Two parallel state machines that often confuse new users:

  • status is the external / customer-facing progress: “we’re still investigating,” “we know the cause,” “fix is rolled out, we’re watching.” It’s what shows on the status page.
  • responder_status is the internal / responder state: “no one’s on this,” “someone has it,” “we’re done.” It’s what drives escalation and ack tracking.

A status page incident can be status: monitoring while still responder_status: acknowledged — meaning the customer-facing message is “we’re keeping an eye on it” but a human is still actively babysitting.

SeverityUse for
minorSingle non-critical endpoint flapping; degraded performance below SLA but functional.
majorCustomer-facing feature broken for a subset of users; one region down with traffic still served from another.
criticalFull outage; data loss; security incident. Wakes everyone up.

The severity field is informational — it doesn’t change escalation behavior. To change who gets paged, use a different notification group or escalation policy. Severity drives sort order, color coding, and any filters you set up on the alerting fabric.

Lifecycle: a typical auto-created incident

Section titled “Lifecycle: a typical auto-created incident”
  1. HTTP check prod-api flips from success to failure at 03:14:22.
  2. Incident opens automatically — auto_created: true, status: investigating, responder_status: triggered, affected_http_job_ids: [<job_id>].
  3. The check’s notification group fires; channels get the page; targeted users’ contact methods fire per their notification rules.
  4. The on-call engineer receives an SMS at 03:14:30. They open the dashboard and click Acknowledge at 03:15:10.
  5. responder_status flips to acknowledged.
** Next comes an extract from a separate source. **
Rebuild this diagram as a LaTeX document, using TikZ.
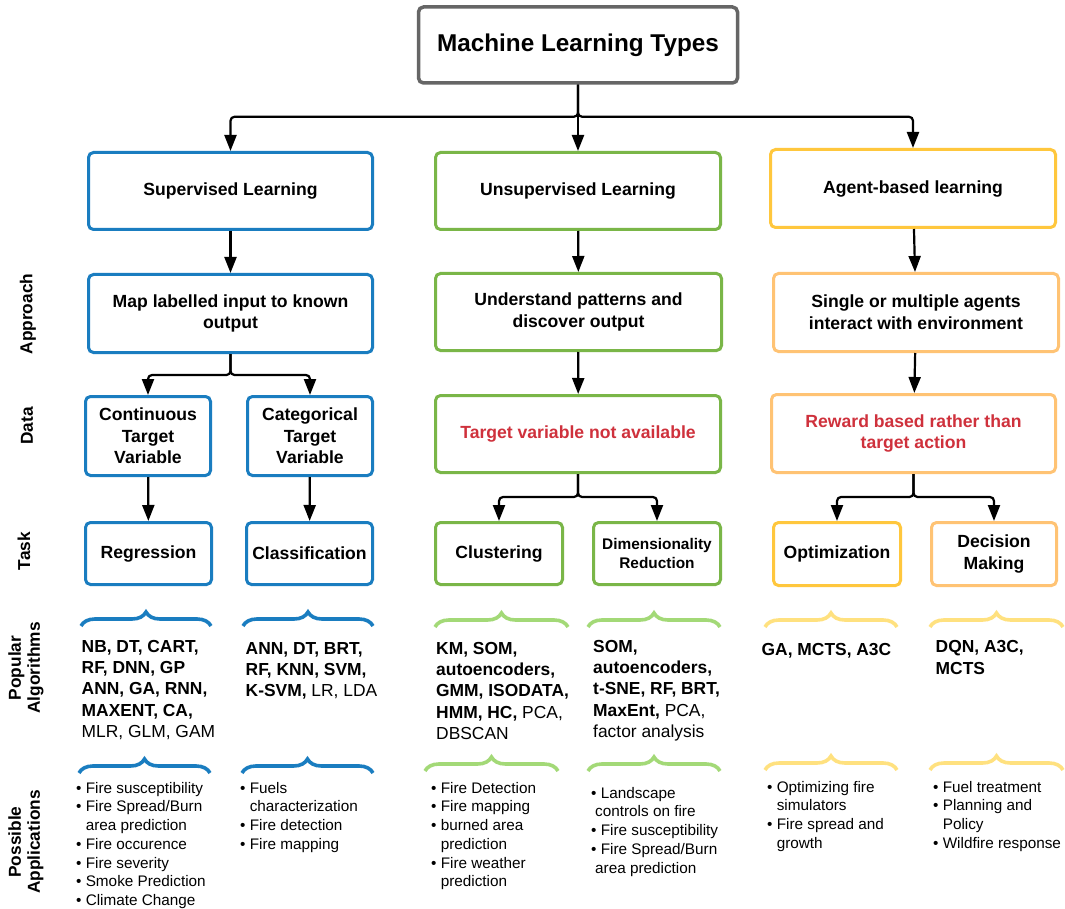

Escalation stops.
  6. They post an incident update at 03:18 — status: identified, message "Database failover stuck. Manually promoting standby."
  7. The fix lands at 03:24. The check goes green on the next tick.
  8. SiteQwality auto-resolves the incident — status: resolved, responder_status: resolved, resolved_at set.

You can override any of these transitions manually if needed: the auto-resolution will be skipped if you’ve already moved the incident to resolved yourself.

  • A third-party service breaks something for your customers (Stripe, AWS, your CDN). The monitors don’t know — but you do.
  • A bug in production that doesn’t manifest as a monitor failure (UI broken, auth flow broken for a subset of users).
  • Coordination of a complex outage across multiple teams. One canonical incident with a clear timeline beats six Slack threads.

For these, use POST /incident (standalone) or POST /status_page/{id}/incident (auto-publishes to a specific page).

Acknowledging an incident is not resolving it. Ack stops the page (so escalation won’t keep paging), but the incident stays open until someone explicitly resolves it. This is intentional — the responder claims ownership, then has the time to actually fix the thing without their phone going off.